Этика Монтеня индивидуалистична, и он постоянно, порой полемически заостряя, подчеркивает этот ее характер. Да и все содержание “Опытов” – размышления о себе, о своей жизни – тому свидетельство. С целью отстоять независимость и самостоятельность человеческой личности он покушается даже на требования христианской морали: “6т кого-то отец мой слышал, – заявляет он, – что ради ближнего нужно забывать о себе, и что частное не идет ни в какое сравнение с общим. Большинство распространенных в мире правил и наставлений ставит себе задачей извлечь нас из нашего уединения и выгнать на площадь, дабы мы трудились на благо обществу. Они задуманы с тем, чтобы, оказав на людей благотворное действие, принудить их отвернуться и отвлечься от своего Я” [74, т. 3, с. 284].

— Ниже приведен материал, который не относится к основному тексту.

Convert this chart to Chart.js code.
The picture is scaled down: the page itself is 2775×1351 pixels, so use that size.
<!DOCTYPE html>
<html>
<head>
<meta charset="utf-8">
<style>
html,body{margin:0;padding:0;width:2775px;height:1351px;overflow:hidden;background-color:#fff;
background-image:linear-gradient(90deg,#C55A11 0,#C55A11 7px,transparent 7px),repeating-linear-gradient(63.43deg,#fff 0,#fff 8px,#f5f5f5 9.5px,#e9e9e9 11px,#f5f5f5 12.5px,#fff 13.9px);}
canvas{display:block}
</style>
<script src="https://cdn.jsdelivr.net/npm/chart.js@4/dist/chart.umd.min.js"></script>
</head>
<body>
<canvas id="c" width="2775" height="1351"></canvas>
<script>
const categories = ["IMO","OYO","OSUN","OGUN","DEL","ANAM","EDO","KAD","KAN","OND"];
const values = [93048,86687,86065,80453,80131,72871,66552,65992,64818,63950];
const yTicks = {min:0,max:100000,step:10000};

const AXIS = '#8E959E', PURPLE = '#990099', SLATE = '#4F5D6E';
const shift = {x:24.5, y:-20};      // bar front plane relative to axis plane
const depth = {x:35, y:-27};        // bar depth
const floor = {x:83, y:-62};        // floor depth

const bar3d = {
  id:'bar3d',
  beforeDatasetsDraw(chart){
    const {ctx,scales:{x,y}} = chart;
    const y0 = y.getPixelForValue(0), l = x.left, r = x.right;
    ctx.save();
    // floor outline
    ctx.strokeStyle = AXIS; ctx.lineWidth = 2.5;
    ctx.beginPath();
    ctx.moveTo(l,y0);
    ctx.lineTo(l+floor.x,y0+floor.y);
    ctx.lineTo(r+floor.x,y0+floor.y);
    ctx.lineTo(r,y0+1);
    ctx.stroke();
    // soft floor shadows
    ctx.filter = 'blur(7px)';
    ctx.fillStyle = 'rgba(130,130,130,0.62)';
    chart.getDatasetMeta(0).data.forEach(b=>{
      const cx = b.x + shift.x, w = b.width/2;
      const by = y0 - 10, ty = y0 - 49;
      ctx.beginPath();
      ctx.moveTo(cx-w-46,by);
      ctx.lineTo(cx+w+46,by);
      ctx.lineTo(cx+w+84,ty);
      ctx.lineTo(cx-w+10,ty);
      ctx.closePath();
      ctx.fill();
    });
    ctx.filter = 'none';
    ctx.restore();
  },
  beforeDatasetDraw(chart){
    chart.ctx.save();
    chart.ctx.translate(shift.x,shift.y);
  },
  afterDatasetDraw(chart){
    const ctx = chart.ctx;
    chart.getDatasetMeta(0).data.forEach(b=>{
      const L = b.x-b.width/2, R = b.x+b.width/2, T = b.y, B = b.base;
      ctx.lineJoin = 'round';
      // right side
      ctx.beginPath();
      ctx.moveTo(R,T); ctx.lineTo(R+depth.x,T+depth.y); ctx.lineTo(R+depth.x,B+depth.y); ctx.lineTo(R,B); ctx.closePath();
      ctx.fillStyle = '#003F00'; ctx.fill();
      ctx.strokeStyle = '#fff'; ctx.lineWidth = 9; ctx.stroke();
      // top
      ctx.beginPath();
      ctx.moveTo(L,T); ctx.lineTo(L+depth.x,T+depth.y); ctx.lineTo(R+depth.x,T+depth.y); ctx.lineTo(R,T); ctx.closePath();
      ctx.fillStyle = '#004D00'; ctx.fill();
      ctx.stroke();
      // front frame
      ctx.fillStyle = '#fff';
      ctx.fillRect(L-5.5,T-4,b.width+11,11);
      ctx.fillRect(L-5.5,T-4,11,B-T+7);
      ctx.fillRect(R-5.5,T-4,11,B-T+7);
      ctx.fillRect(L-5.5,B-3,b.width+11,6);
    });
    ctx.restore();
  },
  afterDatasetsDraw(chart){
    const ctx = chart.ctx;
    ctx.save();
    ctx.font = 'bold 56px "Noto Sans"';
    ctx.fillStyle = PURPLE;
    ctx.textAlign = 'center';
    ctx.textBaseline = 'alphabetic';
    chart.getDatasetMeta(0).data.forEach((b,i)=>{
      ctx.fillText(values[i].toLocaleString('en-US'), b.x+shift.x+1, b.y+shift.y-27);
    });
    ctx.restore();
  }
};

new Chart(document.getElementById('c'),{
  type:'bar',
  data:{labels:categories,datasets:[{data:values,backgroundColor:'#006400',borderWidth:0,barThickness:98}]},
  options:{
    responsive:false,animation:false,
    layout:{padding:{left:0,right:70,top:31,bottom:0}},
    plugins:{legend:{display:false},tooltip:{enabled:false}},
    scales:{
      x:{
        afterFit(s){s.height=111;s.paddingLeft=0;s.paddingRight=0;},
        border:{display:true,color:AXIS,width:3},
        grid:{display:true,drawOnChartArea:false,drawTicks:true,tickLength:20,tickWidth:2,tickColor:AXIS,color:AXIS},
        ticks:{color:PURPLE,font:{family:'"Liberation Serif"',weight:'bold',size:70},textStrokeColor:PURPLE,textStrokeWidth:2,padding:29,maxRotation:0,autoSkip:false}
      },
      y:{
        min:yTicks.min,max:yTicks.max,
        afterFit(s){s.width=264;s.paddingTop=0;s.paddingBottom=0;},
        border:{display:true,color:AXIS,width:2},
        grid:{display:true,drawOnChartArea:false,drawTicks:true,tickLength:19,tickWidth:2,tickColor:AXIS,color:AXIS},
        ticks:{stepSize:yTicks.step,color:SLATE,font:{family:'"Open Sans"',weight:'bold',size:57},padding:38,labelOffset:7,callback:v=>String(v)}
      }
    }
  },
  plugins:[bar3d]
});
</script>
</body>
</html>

Индивидуализм Монтеня противостоит как общественному лицемерию, благодаря которому требование жить “для общества” оказывается лишь маской, прикрывающей эгоистические корыстные интересы и потребительское отношение к другому человеку, используемому в личных интересах, так и против остатков средневековой сословно-корпоративной нравственности, признающей человека не личностью, а частью традиционного сообщества. Но Монтень идет и дальше. Он оспаривает линию поведения даже и тех людей, которые искренне преданы общему интересу, и иронически восклицает: “Нам мало страха за свою жизнь, так давайте же трепетать еще за жизнь наших жен, детей, домочадцев! Нам мало хлопот с нашими собственными делами, так давайте же мучиться и ломать себе голову из-за дел наших друзей и соседей!.. Мы жили достаточно для других, проживем же для себя хотя бы остаток жизни. Сосредоточим на себе и на своем собственном благе все наши помыслы и намерения” [74, т. 1, с. 303].

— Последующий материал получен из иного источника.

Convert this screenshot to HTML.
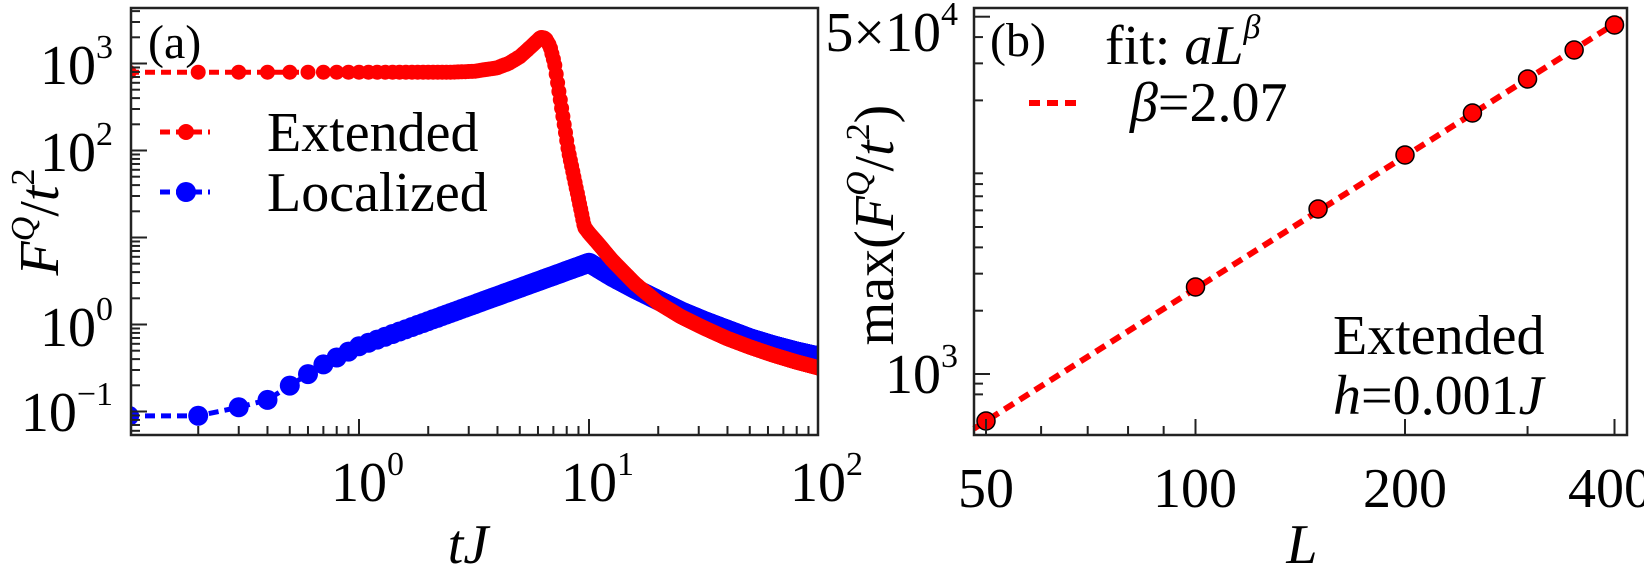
<!DOCTYPE html>
<html><head><meta charset="utf-8"><style>
html,body{margin:0;padding:0;background:#fff;}
svg{display:block;}
svg text{font-family:"Liberation Serif","DejaVu Serif",serif;}
</style></head><body>
<svg id="s" width="1644" height="574" viewBox="0 0 1644 574" xmlns="http://www.w3.org/2000/svg" font-family="Liberation Serif, serif">
<g id="a"></g>
<g id="b"></g>
<rect x="131" y="8" width="687" height="427" fill="none" stroke="#222" stroke-width="2.5"/>
<g font-size="56" fill="#000" font-family="Liberation Serif, serif">
<text x="113" y="84" text-anchor="end">10<tspan font-size="34" dy="-26">3</tspan></text>
<text x="113" y="171" text-anchor="end">10<tspan font-size="34" dy="-26">2</tspan></text>
<text x="113" y="346" text-anchor="end">10<tspan font-size="34" dy="-26">0</tspan></text>
<text x="113" y="431" text-anchor="end">10<tspan font-size="34" dy="-26">−1</tspan></text>
<text x="331" y="501">10<tspan font-size="34" dy="-26">0</tspan></text>
<text x="561" y="501">10<tspan font-size="34" dy="-26">1</tspan></text>
<text x="790" y="501">10<tspan font-size="34" dy="-26">2</tspan></text>
<text x="468" y="563" text-anchor="middle" font-style="italic">tJ</text>
<text transform="translate(58,222) rotate(-90)" text-anchor="middle"><tspan font-style="italic">F</tspan><tspan font-style="italic" font-size="34" dy="-24">Q</tspan><tspan dy="24">/</tspan><tspan font-style="italic">t</tspan><tspan font-size="34" dy="-24">2</tspan></text>
<text x="267" y="151">Extended</text>
<text x="267" y="211">Localized</text>
<text x="148" y="58" font-size="48">(a)</text>
</g>
<line x1="160" y1="132" x2="210" y2="132" stroke="#f00" stroke-width="5" stroke-dasharray="10,6"/>
<circle cx="186" cy="132" r="8" fill="#f00"/>
<line x1="160" y1="192" x2="210" y2="192" stroke="#00f" stroke-width="5" stroke-dasharray="10,6"/>
<circle cx="186" cy="192" r="10" fill="#00f"/>
<g id="ta" stroke="#222" stroke-width="2"></g>
<rect x="974" y="8" width="653" height="427" fill="none" stroke="#222" stroke-width="2.5"/>
<g id="tb" stroke="#222" stroke-width="2"></g>
<g font-size="56" fill="#000" font-family="Liberation Serif, serif">
<text x="958" y="51" text-anchor="end">5×10<tspan font-size="34" dy="-26">4</tspan></text>
<text x="958" y="393" text-anchor="end">10<tspan font-size="34" dy="-26">3</tspan></text>
<text x="986" y="507" text-anchor="middle">50</text>
<text x="1195" y="507" text-anchor="middle">100</text>
<text x="1405" y="507" text-anchor="middle">200</text>
<text x="1610" y="507" text-anchor="middle">400</text>
<text x="1302" y="563" text-anchor="middle" font-style="italic">L</text>
<text transform="translate(893,225) rotate(-90)" text-anchor="middle">max(<tspan font-style="italic">F</tspan><tspan font-style="italic" font-size="34" dy="-24">Q</tspan><tspan dy="24">/</tspan><tspan font-style="italic">t</tspan><tspan font-size="34" dy="-24">2</tspan><tspan dy="24">)</tspan></text>
<text x="990" y="56" font-size="48">(b)</text>
<text x="1105" y="64">fit: <tspan font-style="italic">aL</tspan><tspan font-style="italic" font-size="34" dy="-26">β</tspan></text>
<text x="1130" y="121"><tspan font-style="italic">β</tspan>=2.07</text>
<text x="1333" y="354">Extended</text>
<text x="1333" y="414"><tspan font-style="italic">h</tspan>=0.001<tspan font-style="italic">J</tspan></text>
</g>
<line x1="1029" y1="103" x2="1077" y2="103" stroke="#f00" stroke-width="6" stroke-dasharray="11,7"/>
</svg>
<script>
var NS="http://www.w3.org/2000/svg";
function el(p,n,a){var e=document.createElementNS(NS,n);for(var k in a)e.setAttribute(k,a[k]);p.appendChild(e);return e;}
function interp(pts,x){if(x<=pts[0][0])return pts[0][1];for(var i=1;i<pts.length;i++){if(x<=pts[i][0]){var a=pts[i-1],b=pts[i];return a[1]+(b[1]-a[1])*(x-a[0])/(b[0]-a[0]);}}return pts[pts.length-1][1];}
var red=[[-1,2.9],[0.4,2.9],[0.5,2.91],[0.6,2.95],[0.65,3.0],[0.7,3.08],[0.75,3.2],[0.79,3.3],[0.81,3.29],[0.83,3.2],[0.85,3.0],[0.88,2.5],[0.91,2.0],[0.95,1.5],[0.98,1.12],[1.0,1.05],[1.04,0.93],[1.1,0.74],[1.2,0.47],[1.3,0.25],[1.4,0.09],[1.5,-0.04],[1.6,-0.16],[1.7,-0.26],[1.8,-0.35],[1.9,-0.43],[2,-0.5]];
var blue=[[-1,-1.05],[-0.7,-1.05],[-0.52,-0.95],[-0.4,-0.87],[-0.3,-0.7],[-0.15,-0.45],[0,-0.25],[1,0.71],[1.1,0.55],[1.2,0.41],[1.3,0.28],[1.4,0.15],[1.5,0.04],[1.6,-0.06],[1.7,-0.16],[1.8,-0.24],[1.9,-0.31],[2,-0.37]];
var g=document.getElementById('a');
function X(lt){return 359+230*lt;}function Y(lf){return 324.5-87*lf;}
function series(pts,col,r){var gg=el(g,'g',{fill:col});
 var xy=[];for(var k=1;k<=1000;k++){var lt=Math.log10(k*0.1);xy.push([X(lt),Y(interp(pts,lt))]);}
 var d="M"+xy.map(function(p){return p[0].toFixed(1)+","+p[1].toFixed(1);}).join("L");
 el(gg,'path',{d:d,fill:"none",stroke:col,"stroke-width":5,"stroke-dasharray":"10,6"});
 xy.forEach(function(p){el(gg,'circle',{cx:p[0].toFixed(1),cy:p[1].toFixed(1),r:r});});}
var clip=el(document.getElementById('s'),'clipPath',{id:'ca'});el(clip,'rect',{x:131,y:8,width:687,height:427});
g.setAttribute('clip-path','url(#ca)');
series(blue,"#00f",10);series(red,"#f00",7.5);
var ta=document.getElementById('ta');
for(var e=-1;e<=2;e++)for(var m=1;m<10;m++){var x=X(e+Math.log10(m));if(x<131||x>818)continue;var L=m==1?16:9;el(ta,'line',{x1:x,y1:435,x2:x,y2:435-L});}
for(var e=-2;e<=3;e++)for(var m=1;m<10;m++){var y=Y(e+Math.log10(m));if(y<8||y>435)continue;var L=m==1?16:9;el(ta,'line',{x1:131,y1:y,x2:131+L,y2:y});}
var gb=document.getElementById('b');
function XB(L){return 986+209.5*Math.log2(L/50);}function YB(v){return 374-210.3*(Math.log10(v)-3);}
el(gb,'line',{x1:974,y1:428.6,x2:1627,y2:16,stroke:"#f00","stroke-width":6,"stroke-dasharray":"11,7"});
var pb=[[50,421],[100,287],[150,209],[200,155],[250,113],[300,79],[350,50],[400,25]];
pb.forEach(function(p){el(gb,'circle',{cx:XB(p[0]),cy:p[1],r:9,fill:"#f00",stroke:"#000","stroke-width":1.5});});
var tb=document.getElementById('tb');
[50,60,70,80,90,100,200,300,400].forEach(function(L){var x=XB(L);var l=(L==50||L==100||L==200||L==400)?16:9;el(tb,'line',{x1:x,y1:435,x2:x,y2:435-l});});
[800,900,1000,2000,3000,4000,5000,6000,7000,8000,9000,20000,30000,40000,50000].forEach(function(v){var y=YB(v);if(y<8||y>435)return;var l=(v==1000||v==50000)?16:9;el(tb,'line',{x1:974,y1:y,x2:974+l,y2:y});});
</script>
</body></html>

Эта индивидуалистическая позиция не означает противопоставления индивидуума обществу или другим людям. Дело не только в личной биографии Монтеня, нам достаточно хорошо известной: активный общественный деятель, вернувшийся из итальянского путешествия немедленно после избрания его мэром Бордо (да и сам факт избрания находящегося в отъезде согражданина свидетельствует отнюдь не о репутации человека, чуждого общественным интересам); преданный сын, заботливый семьянин-Монтень никак не был замкнутым в себе эгоистом. Но создание новой системы нравственности требовало преодоления груза лицемерных и традиционных представлений, требовало прежде всего освобождения человеческой личности, признания ее самоценности. Справедливы замечания исследователей о буржуазном характере индивидуалистической этики Монтеня, возникновение которой они связывают с первыми шагами буржуазных общественных отношений [см. 17]. Но это помогает нам понять генезис индивидуализма Монтеня, а не его историческую перспективу.
Освобождение человеческой личности имело огромное историческое значение и далеко выходило за конкретные исторические и социальные рамки своего времени.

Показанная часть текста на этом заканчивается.